* **WHAT TO DO**
Produce a word-for-word copy of the listing below without its pictures.

* **SOURCE MATERIAL**
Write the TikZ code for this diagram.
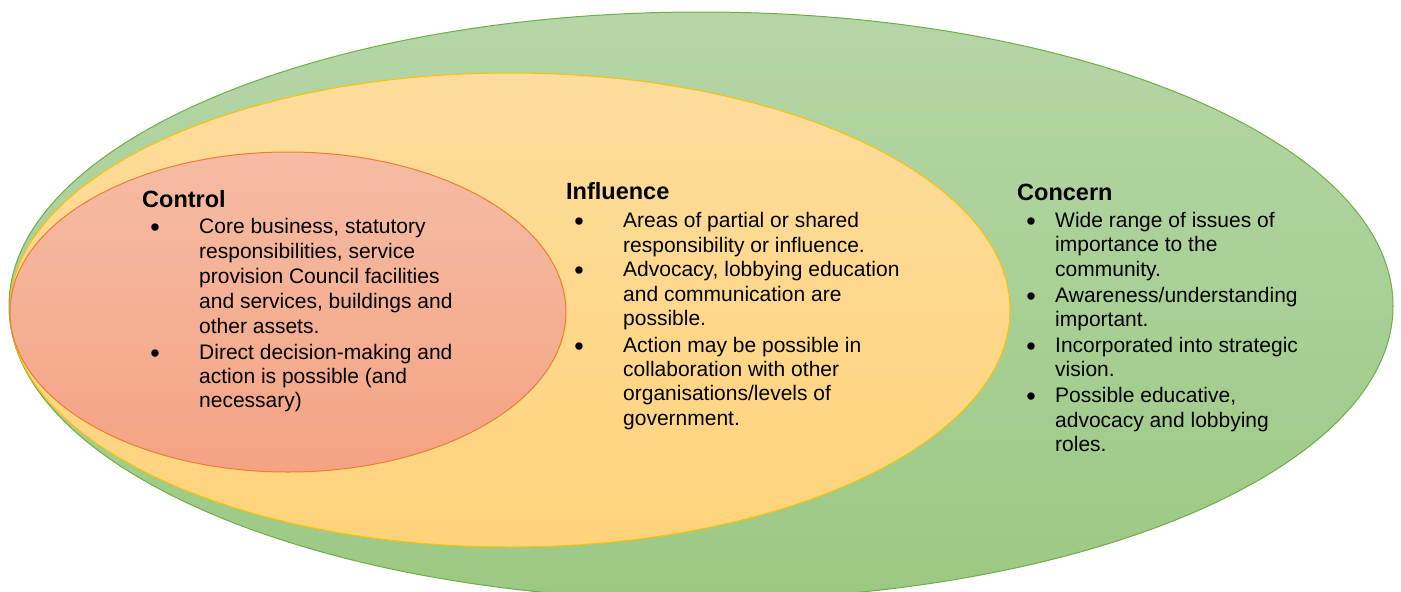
\documentclass[tikz,border=0pt]{standalone}
\usepackage{fontspec}
\setmainfont{Liberation Sans}
\usetikzlibrary{shapes.geometric}
\definecolor{gTop}{HTML}{B5D6A7}
\definecolor{gBot}{HTML}{9BC983}
\definecolor{gEdge}{HTML}{70AD47}
\definecolor{yTop}{HTML}{FEDC9D}
\definecolor{yBot}{HTML}{FED37A}
\definecolor{yEdge}{HTML}{FFC000}
\definecolor{rTop}{HTML}{F5BCA4}
\definecolor{rBot}{HTML}{F4A383}
\definecolor{rEdge}{HTML}{ED7D31}
\tikzset{
  ring/.style={ellipse, inner sep=0pt, line width=1pt},
  head/.style={anchor=base west, inner sep=0pt, font=\bfseries\fontsize{23.5}{27}\selectfont},
  body/.style={anchor=base west, inner sep=0pt, font=\fontsize{21}{25}\selectfont},
  bul/.style={anchor=base, inner sep=0pt, font=\fontsize{27}{30}\selectfont}
}
\begin{document}
\begin{tikzpicture}[x=1pt,y=-1pt]
\useasboundingbox (0,0) rectangle (1401,592);
\node[ring, draw=gEdge, top color=gTop, bottom color=gBot, minimum width=1384pt, minimum height=588pt] (concern) at (701,306) {};
\node[ring, draw=yEdge, top color=yTop, bottom color=yBot, minimum width=1000pt, minimum height=474pt] (influence) at (510,310) {};
\node[ring, draw=rEdge, top color=rTop, bottom color=rBot, minimum width=556pt, minimum height=320pt] (control) at (288,312) {};

% Control
\node[head] (hctl) at (142,207) {Control};
\foreach \y in {233,359} \node[bul] (bc\y) at (155,\y+3.5) {\textbullet};
\foreach \y/\t in {233/{Core business, statutory},258/{responsibilities, service},283/{provision Council facilities},308/{and services, buildings and},333/{other assets.},359/{Direct decision-making and},383/{action is possible (and},407/{necessary)}}
  \node[body] (tc\y) at (199,\y) {\t};

% Influence
\node[head] (hinf) at (566,199) {Influence};
\foreach \y in {227,276,352} \node[bul] (bi\y) at (579,\y+3.5) {\textbullet};
\foreach \y/\t in {227/{Areas of partial or shared},252/{responsibility or influence.},276/{Advocacy, lobbying education},301/{and communication are},325/{possible.},352/{Action may be possible in},376/{collaboration with other},400/{organisations/levels of},425/{government.}}
  \node[body] (ti\y) at (623,\y) {\t};

% Concern
\node[head] (hcon) at (1017,200) {Concern};
\foreach \y in {227,302,352,402} \node[bul] (bn\y) at (1031,\y+3.5) {\textbullet};
\foreach \y/\t in {227/{Wide range of issues of},251/{importance to the},276/{community.},302/{Awareness/understanding},326/{important.},352/{Incorporated into strategic},376/{vision.},402/{Possible educative,},427/{advocacy and lobbying},451/{roles.}}
  \node[body] (tn\y) at (1055,\y) {\t};
\end{tikzpicture}
\end{document}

* **IN RESPONSE**
Write the TikZ code for this diagram.
\documentclass[tikz,border=0pt]{standalone}
\usepackage{fontspec}
\setmainfont{Liberation Sans}
\usetikzlibrary{shapes.geometric}
\definecolor{gTop}{HTML}{B5D6A7}
\definecolor{gBot}{HTML}{9BC983}
\definecolor{gEdge}{HTML}{70AD47}
\definecolor{yTop}{HTML}{FEDC9D}
\definecolor{yBot}{HTML}{FED37A}
\definecolor{yEdge}{HTML}{FFC000}
\definecolor{rTop}{HTML}{F5BCA4}
\definecolor{rBot}{HTML}{F4A383}
\definecolor{rEdge}{HTML}{ED7D31}
\tikzset{
  ring/.style={ellipse, inner sep=0pt, line width=1pt},
  head/.style={anchor=base west, inner sep=0pt, font=\bfseries\fontsize{23.5}{27}\selectfont},
  body/.style={anchor=base west, inner sep=0pt, font=\fontsize{21}{25}\selectfont},
  bul/.style={anchor=base, inner sep=0pt, font=\fontsize{27}{30}\selectfont}
}
\begin{document}
\begin{tikzpicture}[x=1pt,y=-1pt]
\useasboundingbox (0,0) rectangle (1401,592);
\node[ring, draw=gEdge, top color=gTop, bottom color=gBot, minimum width=1384pt, minimum height=588pt] (concern) at (701,306) {};
\node[ring, draw=yEdge, top color=yTop, bottom color=yBot, minimum width=1000pt, minimum height=474pt] (influence) at (510,310) {};
\node[ring, draw=rEdge, top color=rTop, bottom color=rBot, minimum width=556pt, minimum height=320pt] (control) at (288,312) {};

% Control
\node[head] (hctl) at (142,207) {Control};
\foreach \y in {233,359} \node[bul] (bc\y) at (155,\y+3.5) {\textbullet};
\foreach \y/\t in {233/{Core business, statutory},258/{responsibilities, service},283/{provision Council facilities},308/{and services, buildings and},333/{other assets.},359/{Direct decision-making and},383/{action is possible (and},407/{necessary)}}
  \node[body] (tc\y) at (199,\y) {\t};

% Influence
\node[head] (hinf) at (566,199) {Influence};
\foreach \y in {227,276,352} \node[bul] (bi\y) at (579,\y+3.5) {\textbullet};
\foreach \y/\t in {227/{Areas of partial or shared},252/{responsibility or influence.},276/{Advocacy, lobbying education},301/{and communication are},325/{possible.},352/{Action may be possible in},376/{collaboration with other},400/{organisations/levels of},425/{government.}}
  \node[body] (ti\y) at (623,\y) {\t};

% Concern
\node[head] (hcon) at (1017,200) {Concern};
\foreach \y in {227,302,352,402} \node[bul] (bn\y) at (1031,\y+3.5) {\textbullet};
\foreach \y/\t in {227/{Wide range of issues of},251/{importance to the},276/{community.},302/{Awareness/understanding},326/{important.},352/{Incorporated into strategic},376/{vision.},402/{Possible educative,},427/{advocacy and lobbying},451/{roles.}}
  \node[body] (tn\y) at (1055,\y) {\t};
\end{tikzpicture}
\end{document}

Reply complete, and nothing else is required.